* _Task to carry out_
Copy every line that contains the string "chart" from the entries below.

* _Stored records_
━━━━━━━━
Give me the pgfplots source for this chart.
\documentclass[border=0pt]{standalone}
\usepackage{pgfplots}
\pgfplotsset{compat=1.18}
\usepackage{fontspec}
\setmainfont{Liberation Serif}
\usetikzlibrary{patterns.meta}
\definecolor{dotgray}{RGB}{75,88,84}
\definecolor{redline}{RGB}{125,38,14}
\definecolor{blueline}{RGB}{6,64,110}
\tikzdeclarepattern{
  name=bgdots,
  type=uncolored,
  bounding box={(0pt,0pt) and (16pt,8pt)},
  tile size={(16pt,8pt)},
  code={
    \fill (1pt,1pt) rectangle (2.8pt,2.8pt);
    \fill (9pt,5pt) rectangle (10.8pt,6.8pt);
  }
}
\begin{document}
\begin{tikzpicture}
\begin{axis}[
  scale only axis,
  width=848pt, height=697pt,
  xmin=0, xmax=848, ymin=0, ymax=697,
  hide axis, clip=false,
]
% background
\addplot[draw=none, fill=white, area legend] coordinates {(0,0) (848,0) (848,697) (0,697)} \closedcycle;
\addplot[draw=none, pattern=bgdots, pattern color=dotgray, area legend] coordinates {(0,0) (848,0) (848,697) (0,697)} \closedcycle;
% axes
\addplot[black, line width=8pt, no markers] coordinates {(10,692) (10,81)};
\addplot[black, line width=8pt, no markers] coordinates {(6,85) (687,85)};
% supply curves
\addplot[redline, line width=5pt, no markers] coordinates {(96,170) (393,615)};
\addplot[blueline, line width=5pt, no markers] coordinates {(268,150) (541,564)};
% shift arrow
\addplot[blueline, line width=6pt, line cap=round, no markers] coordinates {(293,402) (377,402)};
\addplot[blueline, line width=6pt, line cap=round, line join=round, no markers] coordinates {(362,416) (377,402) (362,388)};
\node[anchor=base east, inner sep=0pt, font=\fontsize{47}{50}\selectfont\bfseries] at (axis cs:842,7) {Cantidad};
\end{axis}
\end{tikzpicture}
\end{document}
━━━━━━━━
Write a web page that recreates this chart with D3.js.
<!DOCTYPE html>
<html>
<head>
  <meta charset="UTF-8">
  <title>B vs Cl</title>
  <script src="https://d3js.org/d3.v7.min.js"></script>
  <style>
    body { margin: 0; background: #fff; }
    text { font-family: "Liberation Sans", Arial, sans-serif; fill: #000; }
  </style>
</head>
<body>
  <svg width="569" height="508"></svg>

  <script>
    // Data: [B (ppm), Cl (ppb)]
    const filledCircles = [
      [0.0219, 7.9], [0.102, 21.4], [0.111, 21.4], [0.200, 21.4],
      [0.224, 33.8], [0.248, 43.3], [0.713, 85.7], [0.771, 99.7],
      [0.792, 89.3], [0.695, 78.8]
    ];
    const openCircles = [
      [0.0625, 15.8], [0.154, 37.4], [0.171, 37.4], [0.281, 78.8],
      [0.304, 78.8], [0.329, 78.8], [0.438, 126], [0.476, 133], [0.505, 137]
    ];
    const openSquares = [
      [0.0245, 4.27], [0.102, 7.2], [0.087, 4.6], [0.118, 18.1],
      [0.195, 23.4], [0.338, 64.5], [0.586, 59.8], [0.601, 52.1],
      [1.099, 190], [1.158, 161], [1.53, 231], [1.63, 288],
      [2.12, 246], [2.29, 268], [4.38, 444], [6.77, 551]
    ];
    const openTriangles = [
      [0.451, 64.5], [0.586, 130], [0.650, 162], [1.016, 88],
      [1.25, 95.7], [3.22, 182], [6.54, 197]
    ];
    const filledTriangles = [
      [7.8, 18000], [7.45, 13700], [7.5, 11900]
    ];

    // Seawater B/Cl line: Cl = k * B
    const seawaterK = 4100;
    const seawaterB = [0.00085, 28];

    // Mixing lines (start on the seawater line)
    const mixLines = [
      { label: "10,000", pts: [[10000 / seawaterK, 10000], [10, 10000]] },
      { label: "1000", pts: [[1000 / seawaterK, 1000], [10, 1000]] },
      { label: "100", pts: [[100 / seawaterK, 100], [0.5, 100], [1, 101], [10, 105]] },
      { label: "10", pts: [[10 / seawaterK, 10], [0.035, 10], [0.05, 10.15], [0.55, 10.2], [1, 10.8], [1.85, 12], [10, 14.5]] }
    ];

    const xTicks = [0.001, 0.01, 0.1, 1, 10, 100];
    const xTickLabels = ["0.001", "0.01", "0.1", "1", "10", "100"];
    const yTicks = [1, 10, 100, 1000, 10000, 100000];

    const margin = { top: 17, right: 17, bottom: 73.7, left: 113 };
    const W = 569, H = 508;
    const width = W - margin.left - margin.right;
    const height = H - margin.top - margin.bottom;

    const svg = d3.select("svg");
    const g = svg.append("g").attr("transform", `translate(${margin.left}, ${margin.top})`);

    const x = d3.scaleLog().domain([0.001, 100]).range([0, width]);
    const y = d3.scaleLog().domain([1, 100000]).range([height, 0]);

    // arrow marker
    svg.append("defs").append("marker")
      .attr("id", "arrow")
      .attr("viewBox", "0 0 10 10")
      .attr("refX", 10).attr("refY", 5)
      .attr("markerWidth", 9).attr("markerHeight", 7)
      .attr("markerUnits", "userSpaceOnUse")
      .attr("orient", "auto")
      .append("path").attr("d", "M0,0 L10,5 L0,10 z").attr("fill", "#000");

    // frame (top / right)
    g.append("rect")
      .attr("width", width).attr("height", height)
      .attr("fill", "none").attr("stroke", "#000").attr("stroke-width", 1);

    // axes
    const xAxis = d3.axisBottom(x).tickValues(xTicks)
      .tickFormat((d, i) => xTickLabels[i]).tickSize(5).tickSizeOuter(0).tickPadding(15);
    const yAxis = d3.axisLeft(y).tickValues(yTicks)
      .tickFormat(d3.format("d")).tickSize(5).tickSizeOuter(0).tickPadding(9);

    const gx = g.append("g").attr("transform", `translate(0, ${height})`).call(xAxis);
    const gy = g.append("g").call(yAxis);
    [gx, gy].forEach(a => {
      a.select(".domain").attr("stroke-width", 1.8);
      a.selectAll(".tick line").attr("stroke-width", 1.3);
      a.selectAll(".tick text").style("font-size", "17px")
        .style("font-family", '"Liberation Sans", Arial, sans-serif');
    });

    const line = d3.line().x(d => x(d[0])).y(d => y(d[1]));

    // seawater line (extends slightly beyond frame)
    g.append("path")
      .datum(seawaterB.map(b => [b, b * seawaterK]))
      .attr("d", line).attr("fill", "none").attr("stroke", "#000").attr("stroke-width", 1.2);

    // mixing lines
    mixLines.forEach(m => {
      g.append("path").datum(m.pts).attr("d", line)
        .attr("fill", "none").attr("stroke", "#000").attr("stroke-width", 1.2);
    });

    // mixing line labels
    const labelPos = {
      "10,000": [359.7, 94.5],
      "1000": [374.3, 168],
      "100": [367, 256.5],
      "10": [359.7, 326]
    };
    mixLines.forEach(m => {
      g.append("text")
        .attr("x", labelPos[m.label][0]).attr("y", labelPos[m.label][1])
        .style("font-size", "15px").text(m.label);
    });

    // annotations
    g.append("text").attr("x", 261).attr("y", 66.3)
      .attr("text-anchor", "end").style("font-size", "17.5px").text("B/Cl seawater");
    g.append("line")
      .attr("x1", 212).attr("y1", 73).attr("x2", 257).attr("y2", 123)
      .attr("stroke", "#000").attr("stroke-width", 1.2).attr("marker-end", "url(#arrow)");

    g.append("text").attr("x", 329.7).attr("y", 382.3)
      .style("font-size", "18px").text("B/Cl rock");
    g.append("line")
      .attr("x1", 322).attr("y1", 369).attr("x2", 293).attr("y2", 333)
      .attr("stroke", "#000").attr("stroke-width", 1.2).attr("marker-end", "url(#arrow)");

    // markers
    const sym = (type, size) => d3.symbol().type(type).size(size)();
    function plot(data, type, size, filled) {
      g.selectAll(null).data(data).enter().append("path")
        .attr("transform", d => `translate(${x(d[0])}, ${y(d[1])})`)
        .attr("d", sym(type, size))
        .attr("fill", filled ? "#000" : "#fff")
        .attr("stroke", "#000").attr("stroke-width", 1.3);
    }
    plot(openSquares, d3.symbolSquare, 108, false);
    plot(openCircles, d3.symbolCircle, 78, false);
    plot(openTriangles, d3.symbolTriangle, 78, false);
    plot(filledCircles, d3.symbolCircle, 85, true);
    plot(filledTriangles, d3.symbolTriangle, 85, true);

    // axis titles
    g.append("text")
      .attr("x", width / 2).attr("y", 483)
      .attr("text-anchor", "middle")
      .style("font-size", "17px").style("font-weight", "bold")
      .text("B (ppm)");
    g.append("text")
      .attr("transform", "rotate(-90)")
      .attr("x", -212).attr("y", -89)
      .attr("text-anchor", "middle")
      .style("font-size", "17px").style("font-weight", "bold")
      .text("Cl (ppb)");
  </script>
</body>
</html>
━━━━━━━━
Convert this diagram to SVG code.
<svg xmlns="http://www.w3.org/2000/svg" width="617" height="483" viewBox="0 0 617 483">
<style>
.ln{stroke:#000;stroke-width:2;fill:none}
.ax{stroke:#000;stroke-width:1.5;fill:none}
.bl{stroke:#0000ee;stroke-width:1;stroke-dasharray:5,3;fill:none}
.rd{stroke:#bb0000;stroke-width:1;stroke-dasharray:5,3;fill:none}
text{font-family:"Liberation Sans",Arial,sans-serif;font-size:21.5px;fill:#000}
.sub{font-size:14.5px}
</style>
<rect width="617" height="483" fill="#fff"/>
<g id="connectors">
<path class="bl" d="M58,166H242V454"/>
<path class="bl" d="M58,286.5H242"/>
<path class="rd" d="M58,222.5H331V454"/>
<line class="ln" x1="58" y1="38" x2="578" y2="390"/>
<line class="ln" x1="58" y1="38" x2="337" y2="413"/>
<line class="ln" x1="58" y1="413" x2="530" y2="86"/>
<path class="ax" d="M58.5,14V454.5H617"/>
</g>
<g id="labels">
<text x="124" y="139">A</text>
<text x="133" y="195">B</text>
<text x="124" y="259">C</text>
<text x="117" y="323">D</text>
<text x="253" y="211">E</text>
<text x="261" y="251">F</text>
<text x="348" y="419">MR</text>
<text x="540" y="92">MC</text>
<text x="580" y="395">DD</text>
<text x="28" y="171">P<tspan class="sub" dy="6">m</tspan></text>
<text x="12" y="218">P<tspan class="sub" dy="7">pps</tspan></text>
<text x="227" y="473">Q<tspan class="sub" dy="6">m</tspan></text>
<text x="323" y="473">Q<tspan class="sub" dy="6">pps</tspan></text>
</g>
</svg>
━━━━━━━━
* _Exercise response_
Give me the pgfplots source for this chart.
Write a web page that recreates this chart with D3.js.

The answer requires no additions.